Written request: Take the lines from the one with "Write the seaborn" through the one with "import seaborn as sns", both ends kept, and reproduce them exactly without the pictures.

Data shown:
━━━━━━━━━━━━━━━━━━━━━━━━━━━━━━

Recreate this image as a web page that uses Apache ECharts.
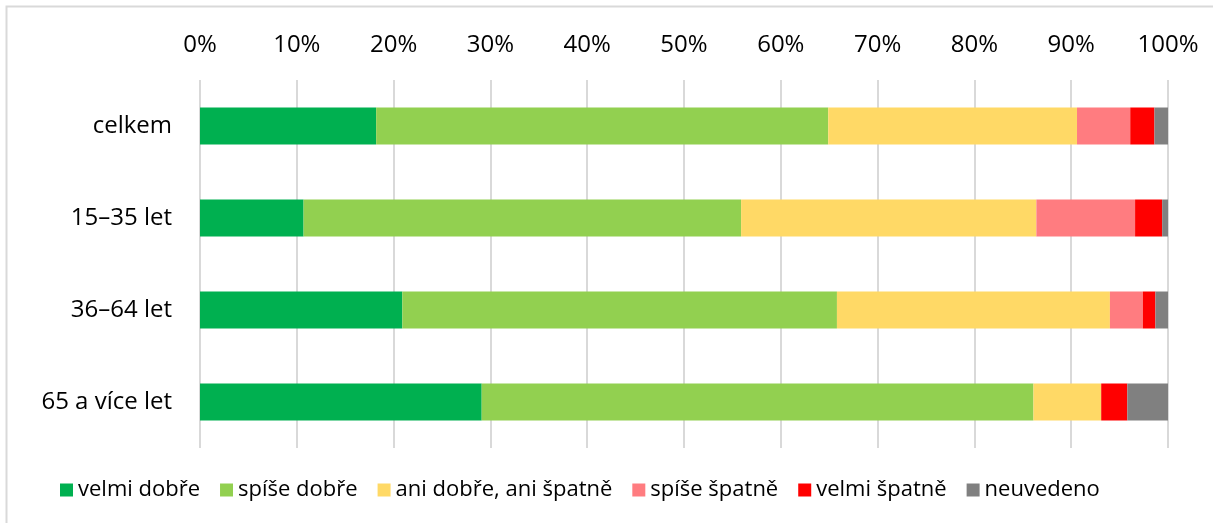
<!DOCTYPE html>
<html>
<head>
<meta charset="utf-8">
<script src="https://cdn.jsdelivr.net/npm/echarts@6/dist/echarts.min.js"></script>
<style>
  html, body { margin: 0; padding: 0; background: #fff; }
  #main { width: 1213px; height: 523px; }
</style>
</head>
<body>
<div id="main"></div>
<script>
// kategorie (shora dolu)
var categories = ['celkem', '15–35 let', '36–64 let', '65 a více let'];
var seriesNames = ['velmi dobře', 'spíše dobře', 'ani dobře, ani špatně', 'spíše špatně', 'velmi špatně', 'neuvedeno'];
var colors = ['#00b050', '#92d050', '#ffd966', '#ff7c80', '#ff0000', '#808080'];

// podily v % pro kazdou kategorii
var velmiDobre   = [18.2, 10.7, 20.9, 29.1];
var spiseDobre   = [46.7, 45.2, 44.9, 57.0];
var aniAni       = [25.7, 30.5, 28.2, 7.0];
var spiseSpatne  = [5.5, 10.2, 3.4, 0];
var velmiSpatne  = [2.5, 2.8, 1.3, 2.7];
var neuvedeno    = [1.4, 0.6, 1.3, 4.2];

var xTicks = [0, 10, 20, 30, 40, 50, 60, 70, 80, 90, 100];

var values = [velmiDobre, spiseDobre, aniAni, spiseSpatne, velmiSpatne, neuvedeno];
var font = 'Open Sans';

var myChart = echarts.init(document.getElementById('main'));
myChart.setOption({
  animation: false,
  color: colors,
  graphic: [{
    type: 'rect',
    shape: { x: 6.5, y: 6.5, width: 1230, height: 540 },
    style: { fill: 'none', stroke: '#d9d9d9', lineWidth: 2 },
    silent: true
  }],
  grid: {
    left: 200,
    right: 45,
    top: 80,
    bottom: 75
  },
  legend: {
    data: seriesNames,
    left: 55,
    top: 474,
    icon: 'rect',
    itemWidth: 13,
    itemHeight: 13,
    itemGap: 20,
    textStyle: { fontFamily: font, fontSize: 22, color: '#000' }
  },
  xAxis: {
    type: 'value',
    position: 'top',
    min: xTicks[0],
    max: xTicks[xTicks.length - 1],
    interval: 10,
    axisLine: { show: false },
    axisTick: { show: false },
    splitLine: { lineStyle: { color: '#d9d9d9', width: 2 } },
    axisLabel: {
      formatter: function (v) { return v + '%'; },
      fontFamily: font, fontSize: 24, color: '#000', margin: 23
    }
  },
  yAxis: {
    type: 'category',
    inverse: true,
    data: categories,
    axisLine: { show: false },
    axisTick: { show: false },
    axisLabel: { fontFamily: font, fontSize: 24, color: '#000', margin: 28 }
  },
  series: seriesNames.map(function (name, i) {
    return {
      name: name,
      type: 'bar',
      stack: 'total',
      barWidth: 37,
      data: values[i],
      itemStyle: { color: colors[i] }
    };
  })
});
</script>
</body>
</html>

━━━━━━━━━━━━━━━━━━━━━━━━━━━━━━

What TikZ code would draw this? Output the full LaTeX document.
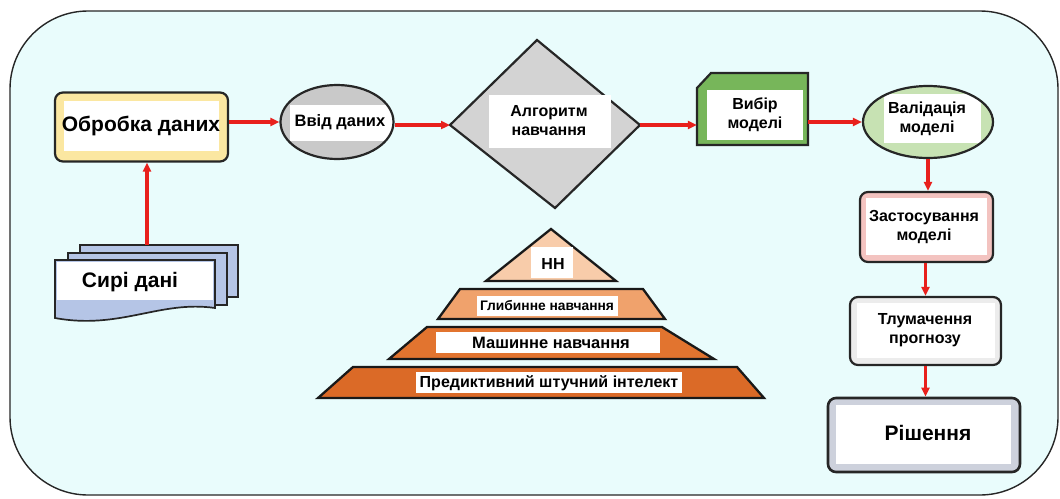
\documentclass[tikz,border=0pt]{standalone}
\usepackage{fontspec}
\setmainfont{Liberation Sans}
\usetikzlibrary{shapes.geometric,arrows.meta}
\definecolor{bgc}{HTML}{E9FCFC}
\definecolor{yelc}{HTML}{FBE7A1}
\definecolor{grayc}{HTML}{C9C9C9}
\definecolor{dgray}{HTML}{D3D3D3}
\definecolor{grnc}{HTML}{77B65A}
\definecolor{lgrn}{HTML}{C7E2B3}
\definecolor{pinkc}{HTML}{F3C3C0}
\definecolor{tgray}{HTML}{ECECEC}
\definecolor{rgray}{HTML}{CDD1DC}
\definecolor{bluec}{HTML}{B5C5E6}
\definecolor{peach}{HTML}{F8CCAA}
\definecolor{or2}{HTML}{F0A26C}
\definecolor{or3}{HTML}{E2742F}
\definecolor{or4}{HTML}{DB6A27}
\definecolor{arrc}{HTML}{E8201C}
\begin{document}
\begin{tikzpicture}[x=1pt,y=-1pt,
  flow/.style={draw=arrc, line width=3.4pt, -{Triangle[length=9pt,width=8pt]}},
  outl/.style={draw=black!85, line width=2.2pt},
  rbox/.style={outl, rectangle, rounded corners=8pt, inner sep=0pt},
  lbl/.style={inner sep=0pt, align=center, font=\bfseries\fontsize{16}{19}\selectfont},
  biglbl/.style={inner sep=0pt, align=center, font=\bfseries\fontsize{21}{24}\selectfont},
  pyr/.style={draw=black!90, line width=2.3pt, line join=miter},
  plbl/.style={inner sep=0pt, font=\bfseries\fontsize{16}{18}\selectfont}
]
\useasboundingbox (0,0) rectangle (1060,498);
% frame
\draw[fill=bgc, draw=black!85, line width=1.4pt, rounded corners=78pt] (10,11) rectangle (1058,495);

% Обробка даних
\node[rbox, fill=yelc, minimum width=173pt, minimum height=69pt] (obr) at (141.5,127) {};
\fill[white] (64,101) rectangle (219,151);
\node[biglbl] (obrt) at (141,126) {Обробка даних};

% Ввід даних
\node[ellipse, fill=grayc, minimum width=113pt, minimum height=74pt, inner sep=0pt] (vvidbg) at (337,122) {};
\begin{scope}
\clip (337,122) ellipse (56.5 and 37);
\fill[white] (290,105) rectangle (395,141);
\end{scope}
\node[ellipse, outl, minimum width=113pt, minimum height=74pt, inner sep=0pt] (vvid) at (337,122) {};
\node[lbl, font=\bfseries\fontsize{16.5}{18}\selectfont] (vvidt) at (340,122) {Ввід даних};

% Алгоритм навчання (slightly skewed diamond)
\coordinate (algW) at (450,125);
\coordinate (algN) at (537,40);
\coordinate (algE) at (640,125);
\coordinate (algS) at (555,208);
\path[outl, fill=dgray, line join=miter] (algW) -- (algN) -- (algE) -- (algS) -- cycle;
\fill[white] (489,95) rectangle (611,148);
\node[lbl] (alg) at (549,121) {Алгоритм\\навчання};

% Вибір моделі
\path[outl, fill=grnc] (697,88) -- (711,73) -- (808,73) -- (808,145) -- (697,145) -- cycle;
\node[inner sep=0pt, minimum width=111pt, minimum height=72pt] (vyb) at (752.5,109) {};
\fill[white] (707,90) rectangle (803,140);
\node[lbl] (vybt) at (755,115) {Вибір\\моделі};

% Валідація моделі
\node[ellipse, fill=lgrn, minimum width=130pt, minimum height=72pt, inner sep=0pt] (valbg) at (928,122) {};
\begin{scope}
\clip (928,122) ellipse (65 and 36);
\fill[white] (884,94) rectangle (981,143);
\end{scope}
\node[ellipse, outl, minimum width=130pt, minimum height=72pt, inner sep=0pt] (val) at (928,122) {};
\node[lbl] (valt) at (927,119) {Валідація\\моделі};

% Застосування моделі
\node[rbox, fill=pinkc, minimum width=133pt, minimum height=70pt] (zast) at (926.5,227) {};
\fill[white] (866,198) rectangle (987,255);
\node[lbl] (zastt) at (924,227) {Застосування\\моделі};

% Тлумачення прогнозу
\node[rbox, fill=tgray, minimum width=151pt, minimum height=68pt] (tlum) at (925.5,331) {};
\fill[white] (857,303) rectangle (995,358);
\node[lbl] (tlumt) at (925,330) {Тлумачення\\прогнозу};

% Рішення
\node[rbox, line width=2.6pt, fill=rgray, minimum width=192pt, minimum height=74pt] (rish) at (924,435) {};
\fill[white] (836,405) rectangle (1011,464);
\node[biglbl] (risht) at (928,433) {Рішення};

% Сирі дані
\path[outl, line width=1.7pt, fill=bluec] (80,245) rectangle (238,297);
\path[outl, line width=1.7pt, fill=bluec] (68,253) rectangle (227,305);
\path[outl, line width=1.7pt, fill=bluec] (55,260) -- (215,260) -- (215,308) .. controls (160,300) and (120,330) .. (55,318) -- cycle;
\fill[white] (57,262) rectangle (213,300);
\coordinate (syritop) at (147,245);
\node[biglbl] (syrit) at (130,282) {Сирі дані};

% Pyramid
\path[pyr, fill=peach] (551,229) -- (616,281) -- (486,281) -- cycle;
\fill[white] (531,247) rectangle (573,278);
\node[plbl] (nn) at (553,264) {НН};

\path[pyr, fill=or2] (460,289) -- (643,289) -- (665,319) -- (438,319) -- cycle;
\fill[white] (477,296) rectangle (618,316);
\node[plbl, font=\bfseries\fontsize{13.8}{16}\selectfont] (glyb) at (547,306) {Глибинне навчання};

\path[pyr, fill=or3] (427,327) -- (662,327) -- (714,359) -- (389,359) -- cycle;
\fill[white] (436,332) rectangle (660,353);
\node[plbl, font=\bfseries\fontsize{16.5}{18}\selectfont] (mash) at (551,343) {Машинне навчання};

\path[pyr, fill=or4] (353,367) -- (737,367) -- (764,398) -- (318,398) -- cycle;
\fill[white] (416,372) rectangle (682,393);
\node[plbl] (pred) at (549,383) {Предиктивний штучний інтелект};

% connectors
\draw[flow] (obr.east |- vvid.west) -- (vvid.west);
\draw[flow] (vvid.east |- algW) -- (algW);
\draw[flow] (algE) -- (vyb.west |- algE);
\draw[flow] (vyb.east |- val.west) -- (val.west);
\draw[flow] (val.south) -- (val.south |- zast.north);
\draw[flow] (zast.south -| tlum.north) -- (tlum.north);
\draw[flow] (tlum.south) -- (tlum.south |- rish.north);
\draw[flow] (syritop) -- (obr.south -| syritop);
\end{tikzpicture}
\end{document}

━━━━━━━━━━━━━━━━━━━━━━━━━━━━━━

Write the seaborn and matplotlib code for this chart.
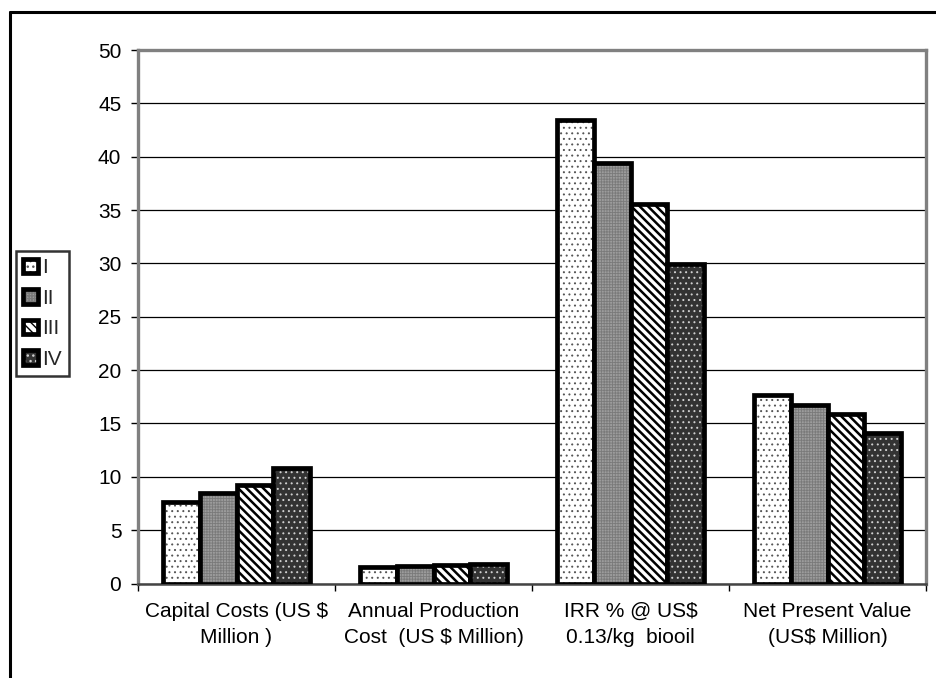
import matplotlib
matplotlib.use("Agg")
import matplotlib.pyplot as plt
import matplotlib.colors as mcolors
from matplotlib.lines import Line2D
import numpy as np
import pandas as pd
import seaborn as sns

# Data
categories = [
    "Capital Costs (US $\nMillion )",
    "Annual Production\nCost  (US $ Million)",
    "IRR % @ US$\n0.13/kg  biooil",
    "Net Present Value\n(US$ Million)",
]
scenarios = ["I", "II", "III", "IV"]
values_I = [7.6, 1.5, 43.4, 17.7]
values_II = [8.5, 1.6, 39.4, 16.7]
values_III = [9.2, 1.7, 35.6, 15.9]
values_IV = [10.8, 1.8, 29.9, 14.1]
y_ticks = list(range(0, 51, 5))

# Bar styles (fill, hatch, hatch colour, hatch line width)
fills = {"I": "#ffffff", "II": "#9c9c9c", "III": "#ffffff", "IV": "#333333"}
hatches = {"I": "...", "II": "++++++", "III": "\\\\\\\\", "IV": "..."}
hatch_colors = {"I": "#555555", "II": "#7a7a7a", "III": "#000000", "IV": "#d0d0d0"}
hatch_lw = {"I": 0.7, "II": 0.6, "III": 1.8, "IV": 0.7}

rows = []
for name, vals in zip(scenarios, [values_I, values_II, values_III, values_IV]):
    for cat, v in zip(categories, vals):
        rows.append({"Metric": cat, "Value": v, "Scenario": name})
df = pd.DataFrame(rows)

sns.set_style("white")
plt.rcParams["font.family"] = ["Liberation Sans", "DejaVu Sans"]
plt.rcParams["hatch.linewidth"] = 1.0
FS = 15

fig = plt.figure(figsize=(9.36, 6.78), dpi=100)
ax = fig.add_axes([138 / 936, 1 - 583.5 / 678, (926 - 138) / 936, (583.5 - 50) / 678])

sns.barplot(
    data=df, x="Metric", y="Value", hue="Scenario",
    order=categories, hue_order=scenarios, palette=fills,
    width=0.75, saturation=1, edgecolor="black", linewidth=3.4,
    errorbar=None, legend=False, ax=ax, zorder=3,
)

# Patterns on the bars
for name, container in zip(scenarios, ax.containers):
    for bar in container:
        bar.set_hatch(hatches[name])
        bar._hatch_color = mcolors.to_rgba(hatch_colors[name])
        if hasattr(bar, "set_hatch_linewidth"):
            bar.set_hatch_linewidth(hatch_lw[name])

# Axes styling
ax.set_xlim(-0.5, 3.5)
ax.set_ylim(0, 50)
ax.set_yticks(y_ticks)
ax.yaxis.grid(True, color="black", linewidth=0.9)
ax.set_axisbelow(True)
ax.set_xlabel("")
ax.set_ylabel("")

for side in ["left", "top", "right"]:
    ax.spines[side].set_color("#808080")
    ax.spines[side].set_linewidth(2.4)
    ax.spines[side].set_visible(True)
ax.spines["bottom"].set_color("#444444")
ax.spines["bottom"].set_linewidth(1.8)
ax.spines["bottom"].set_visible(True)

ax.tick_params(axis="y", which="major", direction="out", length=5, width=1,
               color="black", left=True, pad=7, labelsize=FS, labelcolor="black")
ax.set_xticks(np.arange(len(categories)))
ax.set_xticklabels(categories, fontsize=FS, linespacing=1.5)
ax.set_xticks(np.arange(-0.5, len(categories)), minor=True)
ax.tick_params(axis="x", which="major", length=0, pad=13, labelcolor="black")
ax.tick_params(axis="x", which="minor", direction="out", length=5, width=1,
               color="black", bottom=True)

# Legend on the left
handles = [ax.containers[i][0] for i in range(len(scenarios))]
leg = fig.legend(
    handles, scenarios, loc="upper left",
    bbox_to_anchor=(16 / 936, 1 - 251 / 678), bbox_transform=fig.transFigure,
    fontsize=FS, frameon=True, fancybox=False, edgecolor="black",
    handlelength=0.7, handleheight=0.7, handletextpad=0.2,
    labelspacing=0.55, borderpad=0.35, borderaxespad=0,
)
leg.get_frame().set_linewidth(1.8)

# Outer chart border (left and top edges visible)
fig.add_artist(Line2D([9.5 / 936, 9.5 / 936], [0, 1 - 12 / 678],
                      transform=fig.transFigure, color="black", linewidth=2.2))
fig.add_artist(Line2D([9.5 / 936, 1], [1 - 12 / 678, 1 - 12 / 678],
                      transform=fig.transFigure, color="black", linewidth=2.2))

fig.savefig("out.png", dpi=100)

━━━━━━━━━━━━━━━━━━━━━━━━━━━━━━

Task output:
Write the seaborn and matplotlib code for this chart.
import matplotlib
matplotlib.use("Agg")
import matplotlib.pyplot as plt
import matplotlib.colors as mcolors
from matplotlib.lines import Line2D
import numpy as np
import pandas as pd
import seaborn as sns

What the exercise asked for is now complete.